How South Korea Chose Its Pandemic Response

The country's excellent response had surprising political challenges.

How South Korea Chose Its Pandemic Response

Photo: Yun Tae-ho.  Credit: Central Disaster Response Headquarters.

Although South Korea’s COVID-19 response received plaudits around the world, it still faced many unanticipated challenges and made compromises based on political optics, according to an interview by Yun Tae-ho, former chief of the public health division of the Central Disaster Response Headquarters (CDRHQ) 윤태호 중앙사고수습본부 방역총괄반장. Yun, professor of public health at Pusan National University 국립부산대학교, recently returned to his academic post after finishing his term with the CDRHQ on June 30.

In an interview with the SisaIN 시사인 magazine, Yun said the South Korean government chose a strategy of persistent suppression in the early stages of the pandemic, although the strategy placed an enormous load on the public health system. Yun noted that today, the United Kingdom (with a population of 67m) has more than ten times the number of daily COVID-19 cases compared to South Korea (with a population of 52m), but the two countries have roughly the same number of hospitalized patients - because in South Korea, every COVID patient is hospitalized no matter how light the symptoms may be, while in UK, most patients stay home. According to Yun, it was politically impossible for the South Korean government to tell COVID patients to stay home for treatment, because the government would be seen as abdicating responsibility.

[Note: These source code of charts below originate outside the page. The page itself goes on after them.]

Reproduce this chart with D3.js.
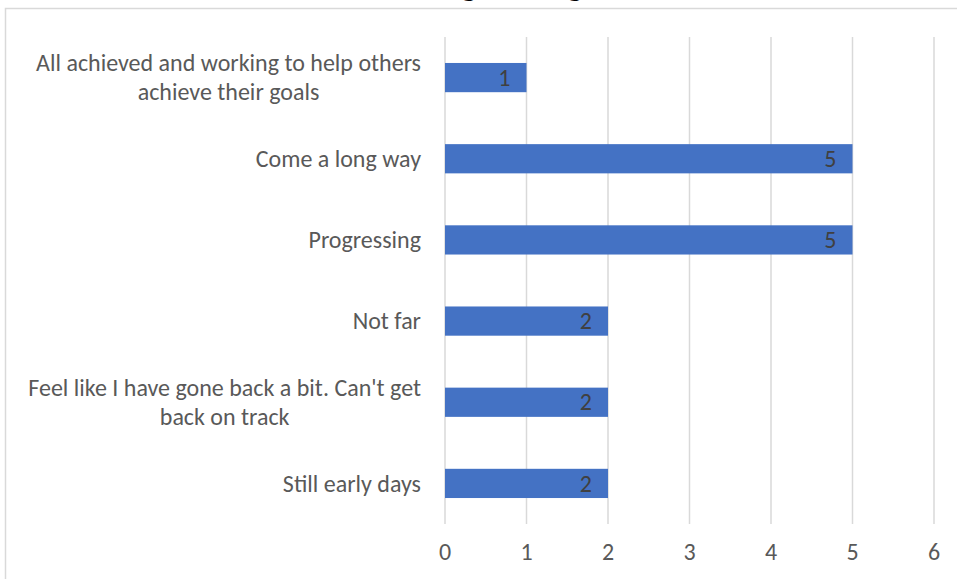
<!DOCTYPE html>
<html><head><meta charset="utf-8">
<script src="https://cdn.jsdelivr.net/npm/d3@7"></script>
<style>body{margin:0;background:#fff;overflow:hidden}</style>
</head><body>
<svg id="c" width="957" height="579"></svg>
<script>
const titleText = "Progressing";
const categories = [
  "All achieved and working to help others achieve their goals",
  "Come a long way",
  "Progressing",
  "Not far",
  "Feel like I have gone back a bit. Can't get back on track",
  "Still early days"
];
const categoryLines = [
  ["All achieved and working to help others", "achieve their goals"],
  ["Come a long way"],
  ["Progressing"],
  ["Not far"],
  ["Feel like I have gone back a bit. Can't get", "back on track"],
  ["Still early days"]
];
const values = [1, 5, 5, 2, 2, 2];
const xTicks = [0, 1, 2, 3, 4, 5, 6];

const FONT = "Carlito, 'Open Sans', Lato, sans-serif";
const FS = 24;
const svg = d3.select("#c");

// chart border (cropped chart area)
svg.append("rect").attr("x", 5.5).attr("y", 8.5).attr("width", 1000).attr("height", 1000)
  .attr("fill", "#fff").attr("stroke", "#d9d9d9").attr("stroke-width", 1.5);

const x = d3.scaleLinear().domain([0, 6]).range([445, 934]);
const y = d3.scaleBand().domain(categories).range([37, 524]).paddingInner(0.64).paddingOuter(0.32);

// gridlines
svg.append("g").selectAll("line").data(xTicks).join("line")
  .attr("x1", d => x(d)).attr("x2", d => x(d)).attr("y1", 37).attr("y2", 524)
  .attr("stroke", "#d9d9d9").attr("stroke-width", 1.5);

// bars
svg.append("g").selectAll("rect").data(values).join("rect")
  .attr("x", x(0)).attr("y", (d, i) => y(categories[i]))
  .attr("width", d => x(d) - x(0)).attr("height", y.bandwidth())
  .attr("fill", "#4472c4");

// value labels
svg.append("g").selectAll("text").data(values).join("text")
  .attr("x", d => x(d) - 16).attr("y", (d, i) => y(categories[i]) + y.bandwidth() / 2)
  .attr("dy", "0.34em").attr("text-anchor", "end")
  .attr("font-family", FONT).attr("font-size", FS).attr("fill", "#404040")
  .text(d => d);

// category labels (block right-aligned, lines centred)
const cl = svg.append("g");
categories.forEach((c, i) => {
  const lines = categoryLines[i];
  const cy = y(c) + y.bandwidth() / 2;
  const lh = 29;
  const g = cl.append("g");
  const ts = lines.map((ln, j) => g.append("text")
      .attr("y", cy + (j - (lines.length - 1) / 2) * lh)
      .attr("dy", "0.34em").attr("text-anchor", "middle")
      .attr("font-family", FONT).attr("font-size", FS).attr("fill", "#595959")
      .text(ln));
  const w = d3.max(ts, t => t.node().getComputedTextLength());
  ts.forEach(t => t.attr("x", 421 - w / 2));
});

// x axis tick labels
svg.append("g").selectAll("text").data(xTicks).join("text")
  .attr("x", d => x(d)).attr("y", 552).attr("dy", "0.34em").attr("text-anchor", "middle")
  .attr("font-family", FONT).attr("font-size", FS).attr("fill", "#595959")
  .text(d => d);

// title (mostly cut off at top, as in the reference)
const t = svg.append("text").attr("x", 0).attr("y", -5)
  .attr("font-family", FONT).attr("font-size", 30).attr("font-weight", "bold").attr("fill", "#000")
  .text(titleText);
try {
  const e1 = t.node().getExtentOfChar(3);
  const e2 = t.node().getExtentOfChar(10);
  const c1 = e1.x + e1.width / 2, c2 = e2.x + e2.width / 2;
  const s = (575 - 469) / (c2 - c1);
  t.attr("font-size", 30 * s);
  const f1 = t.node().getExtentOfChar(3);
  t.attr("x", 469 - (f1.x + f1.width / 2));
} catch (e) {}
</script>
</body></html>
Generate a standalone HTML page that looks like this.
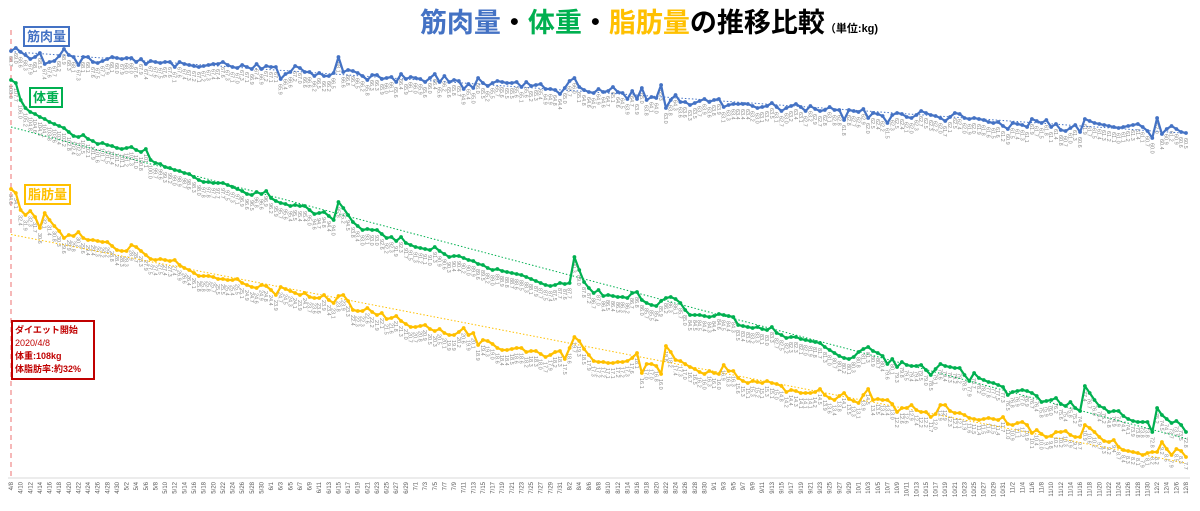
<!DOCTYPE html>
<html><head><meta charset="utf-8">
<style>
html,body{margin:0;padding:0;background:#fff;}
body{width:1200px;height:511px;overflow:hidden;position:relative;font-family:"Liberation Sans","Noto Sans CJK JP",sans-serif;}
#title{position:absolute;left:0;width:1298px;top:1px;text-align:center;font-weight:bold;font-size:27px;font-family:"Liberation Sans","Noto Sans CJK JP",sans-serif;}
.tag{position:absolute;font-weight:bold;font-size:13px;background:#fff;padding:0 2px;line-height:17px;border:2px solid;}
#note{position:absolute;left:11px;top:320px;width:78px;height:54px;border:2px solid #c00000;color:#c00000;font-size:9px;line-height:13px;font-weight:bold;padding:2px 0 0 2px;background:#fff;}
</style></head>
<body>
<div id="title"><span style="color:#4472C4">筋肉量</span>・<span style="color:#00B050">体重</span>・<span style="color:#FFC000">脂肪量</span>の推移比較<span style="font-size:11px">（単位:kg)</span></div>
<svg id="chart" width="1200" height="511" style="position:absolute;left:0;top:0"></svg>
<div class="tag" style="left:23px;top:26px;color:#4472C4;border-color:#4472C4">筋肉量</div>
<div class="tag" style="left:29px;top:87px;color:#00B050;border-color:#00B050">体重</div>
<div class="tag" style="left:24px;top:184px;color:#FFC000;border-color:#FFC000">脂肪量</div>
<div id="note">ダイエット開始<br><span style="font-weight:normal">2020/4/8</span><br>体重:108kg<br>体脂肪率:約32%</div>
<script>
const muscle=[68.7,69.0,68.6,68.3,67.9,68.1,68.5,67.4,67.6,67.7,
68.2,68.9,68.3,68.1,67.3,68.1,68.1,67.6,67.5,67.7,
67.9,68.1,68.0,67.9,68.0,68.0,67.6,67.9,67.4,67.7,
67.6,67.5,67.6,67.6,67.1,67.6,67.4,67.3,67.2,67.1,
67.2,67.3,67.4,67.4,67.6,67.3,67.1,67.0,67.3,67.1,
66.9,67.4,66.9,67.2,67.1,67.1,65.9,66.4,66.6,67.2,
67.0,66.6,66.6,66.2,66.5,66.2,66.2,66.5,68.1,66.6,
66.8,66.7,66.5,66.2,65.8,66.3,66.3,65.9,66.0,66.1,
65.6,66.4,65.9,66.1,66.0,65.9,65.6,66.0,66.4,65.6,
66.2,65.6,65.8,65.7,64.9,65.4,65.0,66.0,65.5,65.2,
65.5,65.7,65.6,65.5,65.5,65.6,65.1,65.6,65.2,65.3,
65.4,64.9,64.9,64.8,64.4,65.0,65.7,66.0,65.1,64.8,
64.6,64.5,64.9,64.6,64.7,65.1,64.6,64.5,63.9,64.7,
63.9,65.0,63.8,64.1,64.0,65.3,63.0,63.8,64.3,63.6,
63.6,63.3,63.5,63.7,63.9,63.6,63.8,63.9,63.1,63.3,
63.4,63.4,63.4,63.4,63.2,63.0,63.1,63.2,63.5,63.1,
62.7,63.0,63.2,63.4,63.1,62.7,63.2,62.9,62.7,62.8,
63.1,62.8,62.8,61.8,62.8,62.7,62.6,62.9,62.0,62.5,
62.4,62.2,61.5,62.3,62.5,62.4,62.1,62.0,62.3,62.7,
62.5,62.3,62.2,62.0,61.7,62.1,62.5,62.4,62.0,61.9,
62.0,61.9,61.8,61.6,61.5,61.6,61.2,60.9,61.5,61.4,
61.3,61.1,61.9,61.7,61.5,61.8,61.1,61.4,60.8,60.7,
61.0,61.3,60.6,61.9,61.7,61.5,61.4,61.3,61.2,61.1,
61.0,61.1,61.2,61.3,61.4,61.1,60.7,60.0,62.0,60.4,
60.9,61.2,60.9,60.6,60.5];
const weight=[108.0,107.7,106.0,105.2,104.8,104.6,104.3,104.1,103.8,103.6,
103.4,103.2,102.8,102.4,102.3,102.5,102.1,101.9,101.6,101.7,
101.5,101.4,101.2,101.1,101.2,101.3,101.0,100.8,101.1,100.0,
99.7,99.6,99.3,99.2,99.0,98.9,98.7,98.6,98.3,98.0,
97.8,97.8,97.7,97.7,97.7,97.5,97.3,97.1,96.9,96.6,
96.5,96.8,96.6,96.9,96.2,95.9,95.7,95.6,95.4,95.5,
95.4,95.4,95.0,94.6,94.7,94.8,94.4,94.0,95.8,95.2,
94.5,93.8,93.4,93.0,93.1,93.0,93.0,92.6,92.2,92.3,
91.9,92.3,91.7,91.5,91.3,91.2,91.1,91.0,91.3,90.9,
90.6,90.3,90.4,90.4,90.2,90.0,89.9,89.6,89.5,89.2,
89.0,89.1,88.9,88.8,88.7,88.6,88.5,88.3,88.1,87.9,
87.7,87.5,87.4,87.5,87.7,87.6,87.7,90.3,89.0,87.8,
87.2,86.7,87.0,86.4,86.5,86.4,86.3,86.3,86.2,86.7,
86.8,86.0,85.7,85.5,85.4,85.9,86.2,86.3,86.1,85.7,
85.0,84.5,84.5,84.5,84.4,84.3,84.4,84.6,84.5,84.4,
84.3,83.5,83.4,83.3,83.2,83.3,83.1,83.0,83.3,82.7,
82.5,82.2,82.3,82.3,82.1,82.0,81.9,81.8,81.7,81.3,
81.0,80.7,80.4,80.2,80.1,80.3,80.8,81.1,81.3,80.9,
80.7,80.4,79.6,80.1,79.3,79.8,79.5,79.4,79.4,79.5,
79.0,78.5,79.1,79.6,79.4,79.3,79.2,79.2,78.5,77.9,
78.7,78.2,78.0,77.8,77.7,77.5,77.3,76.5,76.8,76.9,
77.0,76.9,76.7,76.4,75.8,75.9,76.0,76.2,75.6,75.4,
75.8,75.2,74.9,77.4,76.7,76.0,75.4,75.2,74.8,74.9,
74.9,74.4,74.1,73.9,73.8,73.8,73.8,72.8,75.2,74.5,
74.1,73.7,73.9,73.5,72.8];
const fat=[34.5,34.1,32.4,31.9,32.3,31.7,30.6,32.1,31.4,30.8,
30.3,29.6,29.9,29.8,30.2,29.6,29.4,29.4,29.3,29.2,
29.2,28.8,28.4,28.3,28.3,28.9,28.7,28.3,27.9,27.5,
27.4,27.5,27.4,27.3,27.4,26.9,26.6,26.4,26.1,25.8,
25.8,25.8,25.7,25.5,25.5,25.4,25.4,25.5,25.1,24.9,
24.7,24.6,24.9,24.8,24.4,23.9,24.7,24.5,24.3,24.1,
23.9,24.1,23.7,23.6,23.6,23.9,23.4,23.1,23.8,23.9,
23.3,22.4,22.3,22.3,22.6,22.2,21.9,22.1,21.5,21.6,
21.8,21.3,21.0,20.7,20.7,20.8,20.9,20.5,20.3,20.5,
20.1,19.9,19.9,20.2,20.6,19.9,20.1,18.9,19.4,19.3,
19.0,18.6,18.4,18.4,18.5,18.6,18.6,18.2,18.3,18.3,
18.0,17.7,17.9,18.2,18.3,17.5,18.6,19.7,19.3,18.5,
17.9,17.3,17.2,17.2,17.1,17.1,17.2,17.2,17.3,17.6,
18.1,16.1,17.0,17.0,16.8,16.0,18.8,18.2,17.4,17.3,
17.0,16.7,16.5,16.2,16.0,16.3,16.1,16.0,16.9,16.3,
16.3,15.6,15.3,15.1,15.3,15.2,15.1,15.3,15.1,15.0,
14.8,14.2,14.4,14.3,14.1,14.1,14.1,14.2,14.5,13.9,
13.6,13.4,13.8,14.1,13.5,13.3,13.1,13.9,14.5,13.4,
13.5,13.4,13.4,13.0,12.2,12.6,12.6,12.9,12.4,12.2,
12.2,11.7,12.0,12.9,12.9,12.3,12.1,12.1,11.9,11.6,
11.5,11.4,11.5,11.6,11.5,11.4,11.7,11.0,10.9,11.1,
11.2,10.9,10.1,10.4,10.0,9.7,9.8,10.2,10.2,10.3,
9.9,9.7,9.7,10.9,10.6,10.2,9.7,9.3,9.2,9.4,
8.7,8.4,8.3,8.2,8.1,7.9,8.1,8.2,8.2,9.2,
8.5,7.9,8.5,8.3,7.7];
const startDate=[2020,3,8];

const NS="http://www.w3.org/2000/svg";
const svg=document.getElementById('chart');
const N=weight.length;
function xs(i){return 11+i*(1175/(N-1));}
function yMuscle(v){return 48+(69-v)*10;}
function yWeight(v){return 80+(108-v)*10;}
function yFat(v){return 189+(34.5-v)*10;}
function mk(tag,attrs){const e=document.createElementNS(NS,tag);for(const k in attrs)e.setAttribute(k,attrs[k]);svg.appendChild(e);return e;}

const ax=mk('line',{x1:8,x2:1190,y1:478,y2:478,stroke:'#d9d9d9','stroke-width':1});


const d0=new Date(startDate[0],startDate[1],startDate[2]);
for(let i=0;i<N;i+=2){
  const d=new Date(d0.getTime()+i*86400000);
  const t=mk('text',{x:0,y:0,'font-size':6,fill:'#595959','text-anchor':'end',transform:`translate(${xs(i)+2},482) rotate(-90)`});
  t.textContent=(d.getMonth()+1)+'/'+d.getDate();
  
  
}
const sl=mk('line',{x1:11,x2:11,y1:30,y2:478,stroke:'#f4a0a0','stroke-width':1.5,'stroke-dasharray':'5,4'});



function series(data,ys,color,name){
  for(let i=0;i<N;i++){
    const t=mk('text',{x:0,y:0,'font-size':5.5,fill:'#8c8c8c',transform:`translate(${xs(i)-2},${ys(data[i])+5}) rotate(90)`});
    t.textContent=data[i].toFixed(1);
    
    
  }
  let sx=0,sy=0,sxx=0,sxy=0;
  for(let i=0;i<N;i++){sx+=i;sy+=data[i];sxx+=i*i;sxy+=i*data[i];}
  const b=(N*sxy-sx*sy)/(N*sxx-sx*sx),a=(sy-b*sx)/N;
  const tl=mk('line',{x1:xs(0),y1:ys(a),x2:xs(N-1),y2:ys(a+b*(N-1)),stroke:color,'stroke-width':1,'stroke-dasharray':'1.5,2'});
  
  
  let p='';
  for(let i=0;i<N;i++)p+=(i?'L':'M')+xs(i).toFixed(1)+','+ys(data[i]).toFixed(1);
  const pl=mk('path',{d:p,fill:'none',stroke:color,'stroke-width':2.2,'stroke-linejoin':'round'});
  
  
  for(let i=0;i<N;i++){
    const c=mk('circle',{cx:xs(i),cy:ys(data[i]),r:1.9,fill:color});
    
    
  }
}
series(muscle,yMuscle,'#4472C4','muscle');
series(weight,yWeight,'#00B050','weight');
series(fat,yFat,'#FFC000','fat');
</script>
</body></html>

Yun also noted that the government was caught flat-footed against the Delta variant; it projected the worst case scenario to be 2k new patients per day, which South Korea exceeded during the peak of the variant’s spread. Ministry of Strategy and Finance 기획재정부 also pressured the CDRHQ to relax the social distancing guidelines, fearing that the strict guidelines would mean greater financial compensation for the affected businesses. Yun believes that the public health system could have responded better to group medical settings like mental hospitals and the facilities for the elderly and the disabled. Although there were enough medical personnel to treat all the COVID cases, there was an insufficient number of care personnel for the patients who now had to receive individual care during quarantine. This led to a slower response, allowing cross-contamination within the facilities.